La grande pointure de métissage culturel d’Antonine Maillet aurait certes su comment la Sagouine expliquerait au reste du monde les rapports de nouvelles frontières entre l’anglais et le français sous le décor complètement dépouillé de sa chaise berçante malgré les grands éclats. La langue fictive universelle du Cirque du Soleil aurait pu être reprise pour diminuer l’emphase de la langue dominante. L’illustre montréalais Leonard Cohen aurait pu entonner l’universel «If it be your will» pour illustrer l’immense défi de communiquer lorsqu’une des parties a abandonné.
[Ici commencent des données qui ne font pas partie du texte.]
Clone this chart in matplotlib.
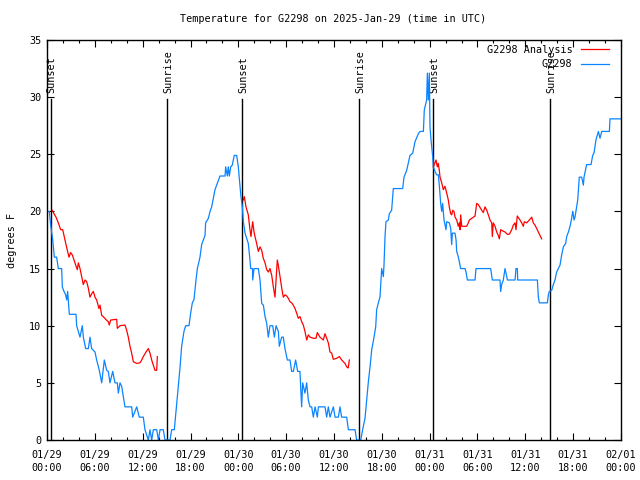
import matplotlib
matplotlib.use("Agg")
import matplotlib.pyplot as plt
from matplotlib.ticker import MultipleLocator

# hours since 2025-01-29 00:00 UTC
obs_hours = [0.0, 0.29, 0.46, 0.72, 0.92, 1.21, 1.42, 1.84, 1.92, 2.13, 2.34, 2.47, 2.59, 2.68, 2.80,
             3.64, 3.72, 4.14, 4.43, 4.56, 4.85, 5.19, 5.39, 5.60, 6.02, 6.23, 6.56, 6.86, 7.19, 7.48,
             7.69, 7.90, 8.24, 8.53, 8.82, 8.95, 9.16, 9.37, 9.78, 10.62, 10.75, 11.25, 11.58, 12.08,
             12.29, 12.71, 12.92, 13.13, 13.34, 13.76, 13.97, 14.18, 14.59, 14.80, 15.43, 15.64, 15.97,
             16.27, 16.47, 16.68, 16.89, 17.18, 17.39, 17.81, 18.02, 18.23, 18.44, 18.69, 18.86, 19.19,
             19.40, 19.61, 19.82, 19.90, 20.24, 20.45, 20.66, 21.07, 21.28, 21.70, 22.33, 22.41, 22.62,
             22.74, 22.87, 23.04, 23.24, 23.49, 23.79, 24.00, 24.12, 24.33, 24.50, 24.63, 24.84, 25.25,
             25.46, 25.55, 25.78, 25.80, 25.97, 26.51, 26.72, 26.93, 27.14, 27.35, 27.56, 27.76, 27.97,
             28.31, 28.52, 28.73, 29.02, 29.14, 29.43, 29.64, 29.85, 30.15, 30.48, 30.69, 30.90, 31.19,
             31.44, 31.73, 31.94, 32.07, 32.36, 32.57, 32.78, 32.99, 33.20, 33.41, 33.62, 33.91, 34.04,
             34.87, 35.08, 35.29, 35.50, 35.92, 36.13, 36.55, 36.75, 36.96, 37.59, 37.80, 38.64, 38.84,
             39.35, 39.68, 39.89, 40.10, 40.31, 40.52, 40.73, 41.02, 41.23, 41.35, 41.56, 41.77, 41.98,
             42.19, 42.27, 42.40, 42.52, 42.82, 42.94, 43.23, 43.44, 44.61, 44.78, 45.12, 45.53, 45.87,
             46.16, 46.58, 46.79, 47.21, 47.33, 47.62, 47.71, 47.83, 47.96, 48.04, 48.17, 48.38, 48.46,
             48.67, 48.88, 49.09, 49.22, 49.38, 49.51, 49.63, 49.80, 50.05, 50.13, 50.47, 50.64, 50.76,
             50.85, 51.18, 51.31, 51.39, 51.60, 51.72, 51.89, 52.44, 52.56, 52.73, 53.69, 53.81, 55.65,
             55.86, 56.82, 56.91, 57.03, 57.24, 57.45, 57.58, 57.75, 58.71, 58.83, 59.00, 59.04, 61.51,
             61.63, 61.76, 62.76, 62.89, 63.01, 63.31, 63.51, 63.72, 63.93, 64.14, 64.35, 64.56, 64.77,
             65.06, 65.19, 65.40, 65.61, 65.81, 65.94, 66.02, 66.11, 66.23, 66.44, 66.57, 66.77, 67.07,
             67.28, 67.36, 67.69, 68.24, 68.45, 68.61, 68.86, 69.16, 69.37, 69.58, 70.54, 70.62, 72.0]
obs_temps = [20.0, 20.0, 18.8, 17.5, 16.0, 16.0, 15.0, 15.0, 13.4, 13.0, 12.7, 12.25, 13.0, 12.1, 11.0,
             11.0, 10.0, 9.0, 10.0, 9.0, 8.0, 8.0, 9.0, 8.0, 7.7, 7.0, 6.1, 5.0, 7.0, 6.1,
             6.0, 5.0, 6.0, 5.0, 5.0, 4.1, 5.0, 4.7, 2.9, 2.9, 2.0, 2.9, 2.0, 2.0,
             0.9, 0.0, 0.9, 0.0, 0.9, 0.9, 0.0, 0.9, 0.9, 0.0, 0.0, 0.9, 0.9,
             3.2, 4.7, 6.3, 8.2, 9.5, 10.0, 10.0, 11.1, 12.0, 12.3, 14.0, 15.0, 16.0,
             17.1, 17.5, 17.9, 19.0, 19.4, 20.0, 20.4, 21.9, 22.3, 23.1, 23.1, 23.9, 23.1,
             23.9, 23.1, 23.9, 24.05, 24.9, 24.9, 23.9, 22.9, 21.3, 20.4, 19.1, 18.1, 17.2,
             15.75, 15.0, 15.0, 14.0, 15.0, 15.0, 14.0, 11.95, 11.8, 10.8, 10.2, 9.0, 10.0,
             10.0, 9.0, 10.0, 9.5, 8.2, 9.0, 9.0, 8.0, 7.0, 7.0, 6.0, 6.0, 7.0,
             6.0, 6.0, 2.9, 5.0, 4.1, 5.0, 3.5, 2.9, 2.9, 2.0, 2.9, 2.0, 2.9,
             2.9, 2.0, 2.9, 2.0, 2.9, 2.0, 2.0, 2.9, 2.0, 2.0, 0.9, 0.9, 0.0,
             0.0, 1.2, 1.9, 3.5, 5.1, 6.4, 7.9, 9.0, 9.9, 11.4, 12.0, 12.5, 15.0,
             14.3, 15.3, 17.8, 19.1, 19.25, 19.8, 20.1, 22.0, 22.0, 23.0, 23.6, 24.9, 25.1,
             26.1, 26.8, 27.0, 27.0, 28.9, 29.75, 32.1, 29.75, 32.1, 27.4, 26.25, 24.8, 23.9,
             23.5, 23.2, 23.2, 22.2, 20.7, 20.0, 20.7, 19.25, 18.4, 19.1, 19.0, 18.5, 17.1,
             18.1, 18.1, 17.5, 16.5, 16.0, 15.6, 15.0, 15.0, 14.7, 14.0, 14.0, 15.0, 15.0,
             14.0, 14.0, 13.0, 13.6, 14.0, 15.0, 14.6, 14.0, 14.0, 15.0, 15.0, 14.0, 14.0,
             12.5, 12.0, 12.0, 12.7, 13.0, 13.1, 13.6, 14.0, 14.7, 15.0, 15.3, 16.2, 16.9,
             17.2, 17.8, 18.2, 18.7, 19.4, 20.0, 19.7, 19.25, 19.5, 20.4, 21.0, 23.0, 23.0,
             22.3, 23.0, 24.1, 24.1, 24.9, 25.1, 26.25, 27.0, 26.4, 27.0, 27.0, 28.1, 28.1]

# analysis series: three nightly segments
ana1_hours = [0.66, 0.88, 1.13, 1.42, 1.72, 1.97, 2.13, 2.35, 2.55, 2.76, 2.97, 3.17, 3.39, 3.60, 3.80,
              3.93, 4.14, 4.35, 4.55, 4.77, 4.98, 5.18, 5.39, 5.61, 5.81, 6.02, 6.23, 6.52, 6.65, 6.86,
              7.06, 7.36, 7.69, 7.81, 7.99, 8.74, 8.82, 9.16, 9.78, 9.99, 10.20, 10.41, 10.62, 10.83,
              11.25, 11.67, 11.88, 12.08, 12.42, 12.71, 12.92, 13.13, 13.33, 13.55, 13.76, 13.84]
ana1_temps = [20.1, 19.8, 19.5, 19.0, 18.4, 18.4, 17.9, 17.2, 16.6, 16.0, 16.4, 16.2, 15.75, 15.3, 14.9,
              15.5, 15.0, 14.3, 13.6, 14.0, 13.85, 13.3, 12.5, 12.8, 13.0, 12.5, 12.25, 11.5, 11.8, 10.9,
              10.8, 10.56, 10.35, 10.06, 10.5, 10.56, 9.77, 10.0, 10.06, 9.6, 9.0, 8.2, 7.6, 6.85,
              6.7, 6.76, 7.0, 7.3, 7.7, 8.0, 7.6, 7.0, 6.56, 6.1, 6.1, 7.3]
ana2_hours = [24.62, 24.75, 24.96, 25.25, 25.46, 25.59, 25.68, 25.80, 25.97, 26.09, 26.30, 26.51, 26.72,
              26.93, 27.13, 27.35, 27.56, 27.76, 27.97, 28.19, 28.39, 28.60, 28.73, 28.89, 29.01, 29.23,
              29.44, 29.64, 29.86, 30.07, 30.27, 30.48, 30.69, 30.90, 31.11, 31.32, 31.52, 31.74, 31.95,
              32.15, 32.36, 32.58, 32.78, 32.99, 33.40, 33.74, 33.91, 34.24, 34.66, 34.87, 35.08, 35.29,
              35.50, 35.71, 35.91, 36.34, 36.67, 36.97, 37.17, 37.38, 37.59, 37.79, 37.92]
ana2_temps = [21.0, 21.3, 20.4, 19.7, 18.4, 17.8, 18.4, 19.1, 18.2, 17.8, 17.2, 16.5, 16.9,
              16.6, 15.9, 15.5, 14.9, 14.7, 15.0, 14.4, 13.4, 12.5, 14.0, 15.75, 15.3, 14.3,
              13.3, 12.5, 12.7, 12.6, 12.4, 12.1, 12.0, 11.8, 11.5, 11.1, 10.65, 10.8, 10.35,
              10.06, 9.5, 8.75, 9.2, 9.0, 8.9, 8.9, 9.4, 9.0, 8.75, 9.3, 8.9, 8.5,
              7.7, 7.6, 7.06, 7.15, 7.3, 7.0, 6.85, 6.7, 6.4, 6.3, 7.0]
ana3_hours = [48.46, 48.80, 48.96, 49.08, 49.21, 49.30, 49.51, 49.71, 49.92, 50.14, 50.34, 50.46, 50.64,
              50.76, 50.89, 51.05, 51.18, 51.39, 51.59, 51.72, 51.81, 51.89, 52.02, 52.64, 52.85, 52.98,
              53.28, 53.69, 53.90, 54.10, 54.53, 54.73, 54.94, 55.16, 55.36, 55.57, 55.78, 55.86, 55.98,
              56.20, 56.41, 56.61, 56.74, 56.91, 57.16, 57.45, 57.74, 57.99, 58.29, 58.49, 58.71, 58.83,
              58.99, 59.33, 59.54, 59.75, 59.87, 60.17, 60.50, 60.80, 61.00, 61.21, 61.43, 61.63, 61.84,
              62.05]
ana3_temps = [23.9, 24.5, 23.9, 24.2, 23.6, 23.0, 22.5, 21.9, 22.2, 21.6, 21.0, 20.4, 19.8,
              19.7, 20.1, 20.0, 19.5, 19.25, 18.7, 19.0, 18.4, 19.7, 18.7, 18.7, 19.0, 19.25,
              19.4, 19.6, 20.7, 20.6, 20.1, 19.9, 20.4, 20.1, 19.7, 19.25, 19.0, 17.8, 19.0,
              18.7, 18.2, 17.9, 17.6, 18.4, 18.3, 18.2, 18.0, 18.0, 18.4, 18.8, 19.0, 18.4,
              19.6, 19.25, 19.0, 18.7, 19.1, 19.0, 19.25, 19.5, 19.0, 18.8, 18.5, 18.2, 17.9,
              17.6]

sun_events = [0.46, 15.09, 24.5, 39.17, 48.46, 63.13]
sun_labels = ["Sunset", "Sunrise", "Sunset", "Sunrise", "Sunset", "Sunrise"]

tick_hours = list(range(0, 73, 6))
tick_labels = ["01/29\n00:00", "01/29\n06:00", "01/29\n12:00", "01/29\n18:00",
               "01/30\n00:00", "01/30\n06:00", "01/30\n12:00", "01/30\n18:00",
               "01/31\n00:00", "01/31\n06:00", "01/31\n12:00", "01/31\n18:00",
               "02/01\n00:00"]

FONT = "DejaVu Sans Mono"
FS = 7.3
RED = "#ff0000"
BLUE = "#0a84ff"

fig = plt.figure(figsize=(6.4, 4.8), dpi=100)
ax = fig.add_axes([47/640, 40/480, (621-47)/640, 400/480])

# sunrise / sunset markers
for h, lab in zip(sun_events, sun_labels):
    ax.plot([h, h], [0, 29.85], color="black", lw=1.0, zorder=1)
    ax.text(h + 0.12, 30.4, lab, rotation=90, ha="center", va="bottom",
            fontsize=FS, family=FONT, zorder=1)

ax.plot(ana1_hours, ana1_temps, color=RED, lw=0.9, label="G2298 Analysis", zorder=3)
ax.plot(ana2_hours, ana2_temps, color=RED, lw=0.9, zorder=3)
ax.plot(ana3_hours, ana3_temps, color=RED, lw=0.9, zorder=3)
ax.plot(obs_hours, obs_temps, color=BLUE, lw=0.9, label="G2298", zorder=2)

ax.set_xlim(0, 72)
ax.set_ylim(0, 35)
ax.set_xticks(tick_hours)
ax.set_xticklabels(tick_labels, fontsize=FS, family=FONT, linespacing=1.45)
ax.xaxis.set_minor_locator(MultipleLocator(2))
ax.yaxis.set_major_locator(MultipleLocator(5))
for lab in ax.get_yticklabels():
    lab.set_family(FONT)
    lab.set_fontsize(FS)
ax.tick_params(axis="both", which="major", direction="in", length=5, width=0.8,
               top=True, right=True, pad=4)
ax.tick_params(axis="x", which="minor", direction="in", length=2.5, width=0.8, top=True)
ax.tick_params(axis="x", which="major", pad=7)
for s in ax.spines.values():
    s.set_linewidth(1.0)

ax.set_ylabel("degrees F", fontsize=FS, family=FONT, labelpad=9)
fig.text(333/640, 1 - 19/480, "Temperature for G2298 on 2025-Jan-29 (time in UTC)",
         ha="center", va="center", fontsize=FS, family=FONT)

leg = ax.legend(loc="upper right", bbox_to_anchor=((609 - 47) / 574, (440 - 45) / 400),
                frameon=False, markerfirst=False, prop={"family": FONT, "size": FS},
                handlelength=2.8, handletextpad=0.8, labelspacing=0.42, borderpad=0.0,
                borderaxespad=0.0)
for t in leg.get_texts():
    t.set_ha("right")

fig.savefig("out.png", dpi=100)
Les premières nations ont été disneyifiées et la chasse-galerie est passée complètement inaperçue. La contribution vitale des communautés asiatiques (chinoises, japonaises et indiennes) à la Côte-Ouest a été complètement laissée pour compte. Nous nous sommes retrouvés à la place avec des castors géants gonflables…
En bout de ligne, ne devons-nous pas nous questionner davantage sur l’occasion qui a été manquée, le manque de véritable suivi et l’assurance que l’espace culturel “bilingue” canadien deviendra plus viable???